Parris expects woes to multiply if Knox County Commission votes to allow developer Randy Guignard to build 210 units on the steep, rocky hillside above the creek. The rezoning is on the commission’s Jan. 27 agenda. Zoning issues are heard at 7 p.m. He’s hoping that neighbors who oppose the development (which has been named the Preserve at White’s Creek) will join him. There will be a free bus to the meeting in the City County Building leaving Northside Christian Church, 4008 Tazewell Pike, at 6 p.m. Monday, Jan. 27.
Parris and his neighbors are worried about traffic, too. A 210-unit development will feed an estimated 1,800 trips onto narrow Beverly Road, which already bottlenecks at the heavily traveled Tazewell Pike intersection. There are no sidewalks there, and narrow shoulders. Parris has neighbors who say they cannot safely check their roadside mailboxes.
And the close neighbors aren’t the only ones who are worried. White’s Creek is a major tributary of First Creek, which periodically floods out businesses and neighborhoods up and down the Broadway corridor. The Knoxville/Knox County Planning Commission (formerly MPC) ignored requests from representatives of area neighborhoods asking them to limit the density to one unit per acre, or 61 units after deducting 22 acres of unbuildable floodplain and floodway from the total acreage. A slide show with pictures of flooding is here.
This will be the third year that developer Guignard has pushed to get approval for the parcel that planning commission chief Gerald Green once called the worst piece of property he’d ever seen.
Guignard got MPC approval in 2018, and the county commission voted to approve his request to amend the Sector Plan. The rezoning attempt stalled, however, when a commissioner passed a motion on the floor to limit his project to 100 total dwelling units – far fewer than the 2.75 units per acre than he said he needed to break even. Then, in a questionable legal move, his lawyer yanked the proposal off the agenda. The neighborhoods cried foul, to no avail.
Last year, Parris and a group of his neighbors got wind that Guignard and his Realtor had invited a couple of commissioners to a meeting at a Fountain City restaurant. The neighbors showed up, and Guignard left the building.

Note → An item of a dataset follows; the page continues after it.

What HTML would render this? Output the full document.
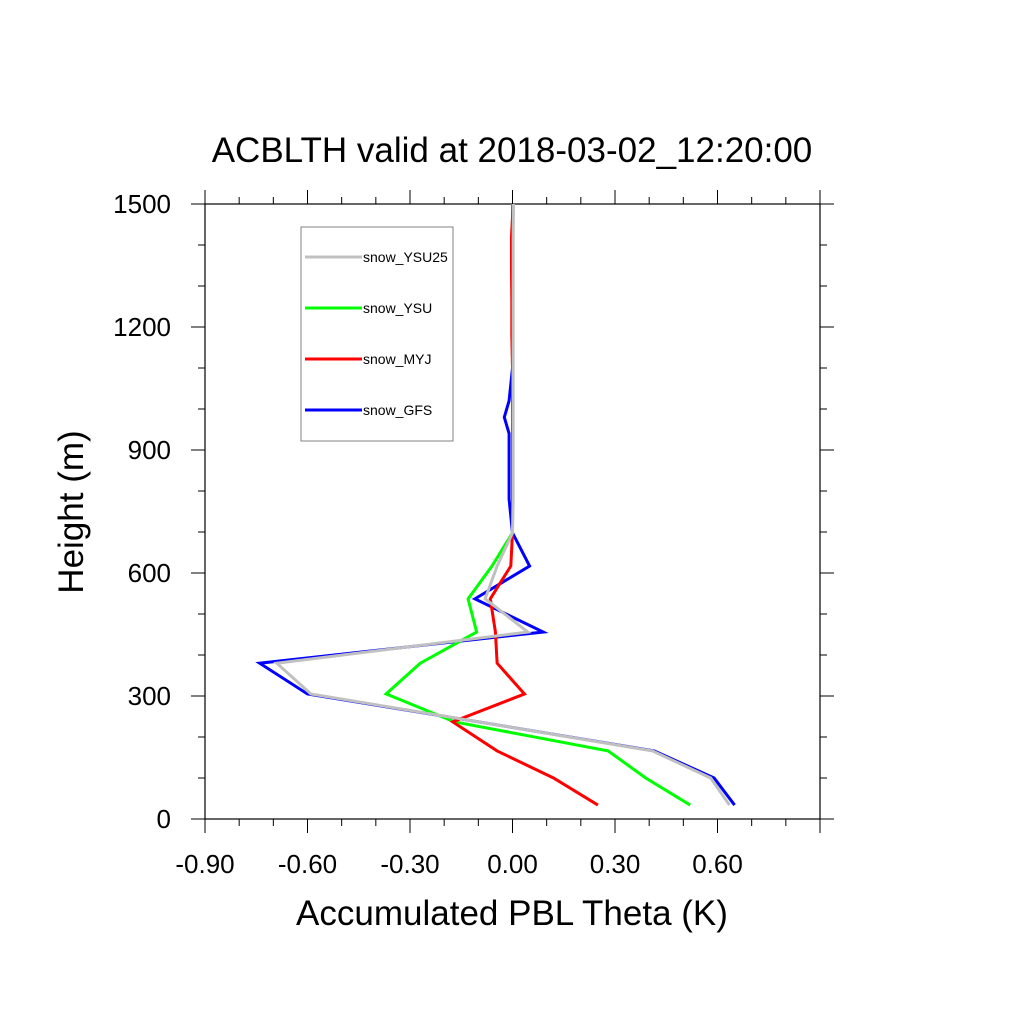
<!DOCTYPE html>
<html><head><meta charset="utf-8"><style>
body{margin:0;background:#fff}
text{font-family:"Liberation Sans",sans-serif}
</style></head><body>
<svg id="chart" width="1024" height="1024" xmlns="http://www.w3.org/2000/svg">
<rect width="1024" height="1024" fill="#fff"/>
<text x="512" y="162" text-anchor="middle" font-size="35">ACBLTH valid at 2018-03-02_12:20:00</text>
<text transform="translate(83,512) rotate(-90)" text-anchor="middle" font-size="35">Height (m)</text>
<text x="512" y="925" text-anchor="middle" font-size="35">Accumulated PBL Theta (K)</text>
<g id="axes"></g>
<g id="series"></g>
<g id="legend"></g>
</svg>
<script>
const heights=[34,100,166,237,305,380,456,537,617,698,780,860,940,980,1020,1100,1180,1260,1340,1420,1500];
const ysu25=[0.635,0.58,0.41,-0.10,-0.59,-0.69,0.045,-0.08,-0.045,0,0.002,0.002,0.002,0.002,0.002,0.002,0.002,0.002,0.002,0.002,0.003];
const ysu=[0.52,0.39,0.28,-0.17,-0.37,-0.27,-0.105,-0.13,-0.06,0,0,0,0,0,0,0,0,0,0,0,0];
const myj=[0.25,0.12,-0.045,-0.175,0.035,-0.045,-0.05,-0.065,-0.005,0,0,0,0,0,0,0,-0.002,-0.002,-0.003,-0.003,0.002];
const gfs=[0.65,0.59,0.415,-0.10,-0.60,-0.74,0.09,-0.11,0.05,0,-0.01,-0.01,-0.01,-0.024,-0.01,0,0,0,0,0,0];
const xTicks=[-0.9,-0.6,-0.3,0,0.3,0.6];
const xTickLabels=["-0.90","-0.60","-0.30","0.00","0.30","0.60"];
const yTicks=[0,300,600,900,1200,1500];
const seriesNames=["snow_YSU25","snow_YSU","snow_MYJ","snow_GFS"];
const seriesColors=["#c0c0c0","#00ff00","#ff0000","#0000ff"];
const L=205,R=820,T=204,B=819;
const X=v=>L+(v+0.9)/1.8*(R-L);
const Y=h=>B-h/1500*(B-T);
const NS="http://www.w3.org/2000/svg";
function mk(tag,attrs,parent){const e=document.createElementNS(NS,tag);for(const k in attrs)e.setAttribute(k,attrs[k]);parent.appendChild(e);return e;}
const ax=document.getElementById('axes');
const frame=mk('rect',{x:L,y:T,width:R-L,height:B-T,fill:'none',stroke:'#000','stroke-width':1.2},ax);


for(let i=0;i<=18;i++){const v=-0.9+i*0.1;const x=X(v);const len=(i%3===0)?14:7;
 mk('line',{x1:x,y1:B,x2:x,y2:B+len,stroke:'#000'},ax);mk('line',{x1:x,y1:T,x2:x,y2:T-len,stroke:'#000'},ax);}
for(let i=0;i<=15;i++){const y=Y(i*100);const len=(i%3===0)?14:7;
 mk('line',{x1:L,y1:y,x2:L-len,y2:y,stroke:'#000'},ax);mk('line',{x1:R,y1:y,x2:R+len,y2:y,stroke:'#000'},ax);}
xTicks.forEach((v,i)=>{const t=mk('text',{x:X(v),y:B+54,'text-anchor':'middle','font-size':26},ax);t.textContent=xTickLabels[i];
 
 });
yTicks.forEach(v=>{const t=mk('text',{x:L-34,y:Y(v)+9,'text-anchor':'end','font-size':26},ax);t.textContent=String(v);
 
 });
const sg=document.getElementById('series');
const data=[ysu25,ysu,myj,gfs];
[3,1,2,0].forEach(i=>{
 const d=data[i];
 const pts=d.map((v,j)=>X(v)+','+Y(heights[j])).join(' ');
 const p=mk('polyline',{points:pts,fill:'none',stroke:seriesColors[i],'stroke-width':3,'stroke-linejoin':'miter'},sg);
 
 
});
const lg=document.getElementById('legend');
const box=mk('rect',{x:301,y:227,width:152,height:214,fill:'#fff',stroke:'#808080','stroke-width':1},lg);


seriesNames.forEach((n,i)=>{const y=257+i*51;
 const l=mk('line',{x1:305,y1:y,x2:362,y2:y,stroke:seriesColors[i],'stroke-width':3},lg);
 
 
 const t=mk('text',{x:363,y:y+5,'font-size':14},lg);t.textContent=n;
 
 });
</script>
</body></html>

This December, Guignard took his proposal back to the planning commission and got approved for 210 units because commissioners said they didn’t want to “penalize” him for donating the land in the floodway to Legacy Parks Foundation. Fountain City Town Hall representatives pointed out that this was a specious contention, since he can’t build in the floodway, anyhow.
Parris is worried about his children and grandchildren.
“My family’s been here over a hundred years,” he said. “And flooding is way worse than it used to be – more frequent and the water gets higher.”
Parris’s observations are consistent with a warning sounded by hydrologist James Smoot, who analyzed flooding potential along Tazewell Pike (in the same watershed) and said the area’s stormwater conveyance system was inadequate to handle dense residential development.
“The cumulative hydrologic effects would be anticipated to be extremely negative and consist of property damaging and nuisance flooding.”
That was 20 years ago, and development has continued unabated.